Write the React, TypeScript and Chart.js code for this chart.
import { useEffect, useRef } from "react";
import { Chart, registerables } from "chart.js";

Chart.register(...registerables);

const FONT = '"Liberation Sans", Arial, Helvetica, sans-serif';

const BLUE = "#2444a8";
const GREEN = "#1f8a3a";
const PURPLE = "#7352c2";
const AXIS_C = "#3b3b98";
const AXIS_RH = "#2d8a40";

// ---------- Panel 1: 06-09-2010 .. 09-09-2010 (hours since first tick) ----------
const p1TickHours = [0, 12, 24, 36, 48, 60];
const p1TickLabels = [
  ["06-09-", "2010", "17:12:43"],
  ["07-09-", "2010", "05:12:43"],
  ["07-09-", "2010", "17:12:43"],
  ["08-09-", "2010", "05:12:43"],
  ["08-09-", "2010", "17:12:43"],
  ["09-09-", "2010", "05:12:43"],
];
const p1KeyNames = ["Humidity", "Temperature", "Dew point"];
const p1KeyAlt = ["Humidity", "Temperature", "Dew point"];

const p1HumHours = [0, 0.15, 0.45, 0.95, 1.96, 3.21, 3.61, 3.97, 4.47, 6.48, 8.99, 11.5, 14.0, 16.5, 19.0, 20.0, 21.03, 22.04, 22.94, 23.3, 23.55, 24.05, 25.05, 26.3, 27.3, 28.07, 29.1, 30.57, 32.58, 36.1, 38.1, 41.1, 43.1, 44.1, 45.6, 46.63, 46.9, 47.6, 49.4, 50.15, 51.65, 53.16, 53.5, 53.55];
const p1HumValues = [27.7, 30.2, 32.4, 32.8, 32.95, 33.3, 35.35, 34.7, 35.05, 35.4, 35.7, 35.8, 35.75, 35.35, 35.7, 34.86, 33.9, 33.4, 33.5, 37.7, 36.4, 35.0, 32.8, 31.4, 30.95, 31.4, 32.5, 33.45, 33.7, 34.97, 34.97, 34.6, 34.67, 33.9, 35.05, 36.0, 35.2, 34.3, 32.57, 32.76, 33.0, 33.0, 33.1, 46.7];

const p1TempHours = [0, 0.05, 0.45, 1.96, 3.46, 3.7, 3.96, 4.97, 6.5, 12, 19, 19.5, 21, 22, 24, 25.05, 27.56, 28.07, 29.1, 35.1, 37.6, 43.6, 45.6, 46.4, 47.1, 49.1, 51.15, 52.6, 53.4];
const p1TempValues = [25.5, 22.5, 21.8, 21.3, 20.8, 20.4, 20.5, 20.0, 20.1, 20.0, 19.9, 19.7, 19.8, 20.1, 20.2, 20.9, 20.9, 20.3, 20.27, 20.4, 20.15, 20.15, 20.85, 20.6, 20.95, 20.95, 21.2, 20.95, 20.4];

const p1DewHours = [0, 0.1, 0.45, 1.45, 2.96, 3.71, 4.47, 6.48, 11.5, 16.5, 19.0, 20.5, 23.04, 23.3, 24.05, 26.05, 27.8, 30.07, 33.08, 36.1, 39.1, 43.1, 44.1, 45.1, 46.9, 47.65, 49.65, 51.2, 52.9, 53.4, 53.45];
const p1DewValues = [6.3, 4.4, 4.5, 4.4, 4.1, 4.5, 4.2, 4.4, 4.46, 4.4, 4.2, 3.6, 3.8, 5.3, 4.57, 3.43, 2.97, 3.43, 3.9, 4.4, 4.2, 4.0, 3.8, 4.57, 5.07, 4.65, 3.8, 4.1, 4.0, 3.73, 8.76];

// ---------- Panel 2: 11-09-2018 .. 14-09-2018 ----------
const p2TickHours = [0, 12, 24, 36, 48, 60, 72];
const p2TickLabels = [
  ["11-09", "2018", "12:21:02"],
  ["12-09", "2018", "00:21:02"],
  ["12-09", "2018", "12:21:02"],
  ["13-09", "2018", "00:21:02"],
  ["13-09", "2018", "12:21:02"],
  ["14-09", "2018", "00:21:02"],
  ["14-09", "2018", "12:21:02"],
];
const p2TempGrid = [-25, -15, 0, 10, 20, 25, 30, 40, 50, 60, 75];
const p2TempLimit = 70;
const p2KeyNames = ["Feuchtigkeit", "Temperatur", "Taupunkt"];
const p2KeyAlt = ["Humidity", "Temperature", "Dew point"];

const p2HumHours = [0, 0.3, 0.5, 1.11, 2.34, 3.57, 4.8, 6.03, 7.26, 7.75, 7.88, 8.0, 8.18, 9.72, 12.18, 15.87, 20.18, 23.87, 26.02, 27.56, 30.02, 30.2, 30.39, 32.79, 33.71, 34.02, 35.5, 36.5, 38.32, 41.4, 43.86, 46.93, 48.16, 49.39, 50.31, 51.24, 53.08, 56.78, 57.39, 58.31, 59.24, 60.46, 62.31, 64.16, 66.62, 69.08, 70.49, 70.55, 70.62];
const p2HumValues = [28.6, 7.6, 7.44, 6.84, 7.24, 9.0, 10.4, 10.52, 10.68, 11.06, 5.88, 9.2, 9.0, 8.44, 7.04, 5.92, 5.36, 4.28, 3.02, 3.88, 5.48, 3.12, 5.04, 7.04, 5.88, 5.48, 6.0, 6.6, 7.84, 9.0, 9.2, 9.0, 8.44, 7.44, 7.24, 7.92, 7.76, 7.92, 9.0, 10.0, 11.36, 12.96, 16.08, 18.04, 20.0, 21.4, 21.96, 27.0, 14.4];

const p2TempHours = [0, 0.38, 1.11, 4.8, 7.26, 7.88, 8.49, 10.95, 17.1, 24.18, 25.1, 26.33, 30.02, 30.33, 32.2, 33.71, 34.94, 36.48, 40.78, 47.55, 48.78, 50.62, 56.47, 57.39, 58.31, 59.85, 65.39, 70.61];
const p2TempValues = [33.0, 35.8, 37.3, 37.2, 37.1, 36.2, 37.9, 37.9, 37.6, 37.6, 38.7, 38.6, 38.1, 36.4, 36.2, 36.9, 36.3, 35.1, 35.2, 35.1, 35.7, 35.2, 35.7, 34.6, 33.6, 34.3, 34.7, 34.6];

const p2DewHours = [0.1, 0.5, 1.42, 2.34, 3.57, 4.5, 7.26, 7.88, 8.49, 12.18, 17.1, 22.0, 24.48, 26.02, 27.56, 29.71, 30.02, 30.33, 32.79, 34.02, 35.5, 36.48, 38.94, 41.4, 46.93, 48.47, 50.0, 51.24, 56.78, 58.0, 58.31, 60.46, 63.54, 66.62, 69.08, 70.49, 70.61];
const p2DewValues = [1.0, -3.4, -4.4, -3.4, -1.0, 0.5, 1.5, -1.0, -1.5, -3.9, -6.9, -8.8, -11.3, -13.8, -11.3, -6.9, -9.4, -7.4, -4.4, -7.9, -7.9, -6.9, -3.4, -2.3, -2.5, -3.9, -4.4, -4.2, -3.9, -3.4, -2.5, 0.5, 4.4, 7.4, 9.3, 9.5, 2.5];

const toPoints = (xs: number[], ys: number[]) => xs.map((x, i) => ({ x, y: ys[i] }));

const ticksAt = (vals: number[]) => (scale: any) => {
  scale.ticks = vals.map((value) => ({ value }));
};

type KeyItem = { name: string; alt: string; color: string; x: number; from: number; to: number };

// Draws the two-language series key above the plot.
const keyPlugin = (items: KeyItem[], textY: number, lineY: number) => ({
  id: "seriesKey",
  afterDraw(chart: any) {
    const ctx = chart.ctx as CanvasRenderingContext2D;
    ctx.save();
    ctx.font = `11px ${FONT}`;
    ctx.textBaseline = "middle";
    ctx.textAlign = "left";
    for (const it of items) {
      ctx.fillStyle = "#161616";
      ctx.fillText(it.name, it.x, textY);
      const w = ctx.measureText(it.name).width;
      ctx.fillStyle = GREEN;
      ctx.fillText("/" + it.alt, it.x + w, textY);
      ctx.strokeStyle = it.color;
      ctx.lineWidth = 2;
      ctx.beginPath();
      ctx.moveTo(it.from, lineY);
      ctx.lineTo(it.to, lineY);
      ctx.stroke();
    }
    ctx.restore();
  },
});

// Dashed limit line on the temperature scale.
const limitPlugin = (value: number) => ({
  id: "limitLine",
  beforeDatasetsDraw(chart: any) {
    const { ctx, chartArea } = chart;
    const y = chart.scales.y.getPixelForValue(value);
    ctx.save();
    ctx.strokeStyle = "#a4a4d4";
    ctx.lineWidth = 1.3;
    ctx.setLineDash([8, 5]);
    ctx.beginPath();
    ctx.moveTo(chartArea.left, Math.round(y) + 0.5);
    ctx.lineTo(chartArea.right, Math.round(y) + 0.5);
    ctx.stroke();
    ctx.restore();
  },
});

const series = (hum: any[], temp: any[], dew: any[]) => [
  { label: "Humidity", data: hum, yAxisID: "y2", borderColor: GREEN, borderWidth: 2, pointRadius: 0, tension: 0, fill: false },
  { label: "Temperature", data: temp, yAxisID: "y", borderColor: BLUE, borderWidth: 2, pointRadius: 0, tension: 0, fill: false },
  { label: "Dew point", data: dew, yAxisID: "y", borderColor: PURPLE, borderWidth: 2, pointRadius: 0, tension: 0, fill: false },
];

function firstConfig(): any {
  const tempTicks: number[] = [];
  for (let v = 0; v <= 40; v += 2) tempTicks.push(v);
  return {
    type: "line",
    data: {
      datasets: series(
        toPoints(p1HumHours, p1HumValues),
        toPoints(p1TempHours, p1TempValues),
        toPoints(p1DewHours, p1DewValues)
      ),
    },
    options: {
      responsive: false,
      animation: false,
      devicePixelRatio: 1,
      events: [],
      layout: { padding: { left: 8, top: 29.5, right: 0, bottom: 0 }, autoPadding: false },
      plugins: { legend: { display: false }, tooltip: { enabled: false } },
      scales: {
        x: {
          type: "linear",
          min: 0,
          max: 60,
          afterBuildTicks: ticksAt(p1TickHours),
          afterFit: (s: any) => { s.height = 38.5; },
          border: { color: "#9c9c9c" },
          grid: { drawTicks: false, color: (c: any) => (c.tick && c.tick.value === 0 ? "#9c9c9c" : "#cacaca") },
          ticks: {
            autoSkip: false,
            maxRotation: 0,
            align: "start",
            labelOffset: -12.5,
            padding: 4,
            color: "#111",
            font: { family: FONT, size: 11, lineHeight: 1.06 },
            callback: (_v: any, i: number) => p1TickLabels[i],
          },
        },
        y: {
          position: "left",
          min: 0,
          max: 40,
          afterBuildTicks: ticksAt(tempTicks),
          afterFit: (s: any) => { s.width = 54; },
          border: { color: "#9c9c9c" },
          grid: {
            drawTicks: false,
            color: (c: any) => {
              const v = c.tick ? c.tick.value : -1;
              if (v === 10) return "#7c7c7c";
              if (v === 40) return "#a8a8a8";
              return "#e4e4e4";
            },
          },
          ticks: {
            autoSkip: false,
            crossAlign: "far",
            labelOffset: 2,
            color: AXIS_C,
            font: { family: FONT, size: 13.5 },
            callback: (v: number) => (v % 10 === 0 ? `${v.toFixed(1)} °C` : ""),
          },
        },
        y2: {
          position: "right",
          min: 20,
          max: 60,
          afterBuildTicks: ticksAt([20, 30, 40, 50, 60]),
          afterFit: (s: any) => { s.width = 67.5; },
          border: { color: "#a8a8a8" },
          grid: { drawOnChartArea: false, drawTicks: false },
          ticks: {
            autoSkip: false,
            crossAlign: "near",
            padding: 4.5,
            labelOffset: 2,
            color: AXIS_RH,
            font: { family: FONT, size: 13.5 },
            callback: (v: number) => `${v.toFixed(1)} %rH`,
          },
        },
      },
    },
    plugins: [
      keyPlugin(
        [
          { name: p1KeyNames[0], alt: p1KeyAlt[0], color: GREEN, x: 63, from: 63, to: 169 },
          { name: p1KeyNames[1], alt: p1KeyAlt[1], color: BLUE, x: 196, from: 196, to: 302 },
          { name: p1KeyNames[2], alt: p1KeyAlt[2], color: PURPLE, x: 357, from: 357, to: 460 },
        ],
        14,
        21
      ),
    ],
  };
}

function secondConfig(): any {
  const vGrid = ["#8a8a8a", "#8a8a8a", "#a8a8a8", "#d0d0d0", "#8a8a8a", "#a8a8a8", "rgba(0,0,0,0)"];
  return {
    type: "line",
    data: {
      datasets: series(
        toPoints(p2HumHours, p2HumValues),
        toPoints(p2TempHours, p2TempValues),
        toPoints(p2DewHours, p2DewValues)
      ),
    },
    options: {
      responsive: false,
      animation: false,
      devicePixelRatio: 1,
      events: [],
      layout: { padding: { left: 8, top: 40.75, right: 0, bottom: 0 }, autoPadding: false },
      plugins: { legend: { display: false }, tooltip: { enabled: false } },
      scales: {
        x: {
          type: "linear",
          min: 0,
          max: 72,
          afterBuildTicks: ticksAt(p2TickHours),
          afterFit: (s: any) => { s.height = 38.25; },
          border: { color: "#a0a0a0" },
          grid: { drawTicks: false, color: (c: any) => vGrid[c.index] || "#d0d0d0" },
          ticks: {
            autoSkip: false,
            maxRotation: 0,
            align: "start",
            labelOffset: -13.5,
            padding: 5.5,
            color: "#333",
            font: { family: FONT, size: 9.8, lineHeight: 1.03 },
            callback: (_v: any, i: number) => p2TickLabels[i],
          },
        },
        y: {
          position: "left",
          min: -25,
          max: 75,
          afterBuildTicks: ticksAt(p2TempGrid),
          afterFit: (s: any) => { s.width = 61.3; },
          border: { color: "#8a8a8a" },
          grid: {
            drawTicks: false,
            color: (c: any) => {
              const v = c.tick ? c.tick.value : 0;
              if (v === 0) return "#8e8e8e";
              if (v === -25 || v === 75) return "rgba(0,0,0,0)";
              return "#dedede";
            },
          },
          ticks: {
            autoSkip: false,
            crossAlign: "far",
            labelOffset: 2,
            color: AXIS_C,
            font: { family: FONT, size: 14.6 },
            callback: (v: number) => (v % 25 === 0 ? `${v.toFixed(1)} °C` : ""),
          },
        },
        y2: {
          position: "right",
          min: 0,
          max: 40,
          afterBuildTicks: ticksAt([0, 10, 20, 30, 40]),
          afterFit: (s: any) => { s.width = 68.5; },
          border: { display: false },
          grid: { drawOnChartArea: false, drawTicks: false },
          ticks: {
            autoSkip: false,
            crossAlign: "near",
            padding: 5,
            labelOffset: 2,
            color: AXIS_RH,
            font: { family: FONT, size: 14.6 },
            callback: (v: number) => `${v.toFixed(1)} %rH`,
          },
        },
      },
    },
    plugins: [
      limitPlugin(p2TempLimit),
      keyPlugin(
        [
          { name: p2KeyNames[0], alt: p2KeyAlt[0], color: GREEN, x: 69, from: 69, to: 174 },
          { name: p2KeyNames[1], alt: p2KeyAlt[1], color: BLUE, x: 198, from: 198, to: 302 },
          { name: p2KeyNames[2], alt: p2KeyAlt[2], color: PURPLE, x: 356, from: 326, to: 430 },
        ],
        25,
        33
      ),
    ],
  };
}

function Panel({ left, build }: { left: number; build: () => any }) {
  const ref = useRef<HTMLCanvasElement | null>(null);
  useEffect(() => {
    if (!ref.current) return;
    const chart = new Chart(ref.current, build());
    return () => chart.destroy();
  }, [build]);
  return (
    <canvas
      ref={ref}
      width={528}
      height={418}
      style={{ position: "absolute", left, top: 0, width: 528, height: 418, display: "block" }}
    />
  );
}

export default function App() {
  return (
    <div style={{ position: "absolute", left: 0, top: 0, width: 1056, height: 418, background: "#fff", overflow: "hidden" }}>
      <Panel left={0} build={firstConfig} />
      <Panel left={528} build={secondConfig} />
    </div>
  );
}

········

* **Work instructions**:
Word for word, reproduce the listing above from its start up to and including the line that has "21.2, 20.95, 20.4];". Give only those lines.

* **Problem solution**:
Write the React, TypeScript and Chart.js code for this chart.
import { useEffect, useRef } from "react";
import { Chart, registerables } from "chart.js";

Chart.register(...registerables);

const FONT = '"Liberation Sans", Arial, Helvetica, sans-serif';

const BLUE = "#2444a8";
const GREEN = "#1f8a3a";
const PURPLE = "#7352c2";
const AXIS_C = "#3b3b98";
const AXIS_RH = "#2d8a40";

// ---------- Panel 1: 06-09-2010 .. 09-09-2010 (hours since first tick) ----------
const p1TickHours = [0, 12, 24, 36, 48, 60];
const p1TickLabels = [
  ["06-09-", "2010", "17:12:43"],
  ["07-09-", "2010", "05:12:43"],
  ["07-09-", "2010", "17:12:43"],
  ["08-09-", "2010", "05:12:43"],
  ["08-09-", "2010", "17:12:43"],
  ["09-09-", "2010", "05:12:43"],
];
const p1KeyNames = ["Humidity", "Temperature", "Dew point"];
const p1KeyAlt = ["Humidity", "Temperature", "Dew point"];

const p1HumHours = [0, 0.15, 0.45, 0.95, 1.96, 3.21, 3.61, 3.97, 4.47, 6.48, 8.99, 11.5, 14.0, 16.5, 19.0, 20.0, 21.03, 22.04, 22.94, 23.3, 23.55, 24.05, 25.05, 26.3, 27.3, 28.07, 29.1, 30.57, 32.58, 36.1, 38.1, 41.1, 43.1, 44.1, 45.6, 46.63, 46.9, 47.6, 49.4, 50.15, 51.65, 53.16, 53.5, 53.55];
const p1HumValues = [27.7, 30.2, 32.4, 32.8, 32.95, 33.3, 35.35, 34.7, 35.05, 35.4, 35.7, 35.8, 35.75, 35.35, 35.7, 34.86, 33.9, 33.4, 33.5, 37.7, 36.4, 35.0, 32.8, 31.4, 30.95, 31.4, 32.5, 33.45, 33.7, 34.97, 34.97, 34.6, 34.67, 33.9, 35.05, 36.0, 35.2, 34.3, 32.57, 32.76, 33.0, 33.0, 33.1, 46.7];

const p1TempHours = [0, 0.05, 0.45, 1.96, 3.46, 3.7, 3.96, 4.97, 6.5, 12, 19, 19.5, 21, 22, 24, 25.05, 27.56, 28.07, 29.1, 35.1, 37.6, 43.6, 45.6, 46.4, 47.1, 49.1, 51.15, 52.6, 53.4];
const p1TempValues = [25.5, 22.5, 21.8, 21.3, 20.8, 20.4, 20.5, 20.0, 20.1, 20.0, 19.9, 19.7, 19.8, 20.1, 20.2, 20.9, 20.9, 20.3, 20.27, 20.4, 20.15, 20.15, 20.85, 20.6, 20.95, 20.95, 21.2, 20.95, 20.4];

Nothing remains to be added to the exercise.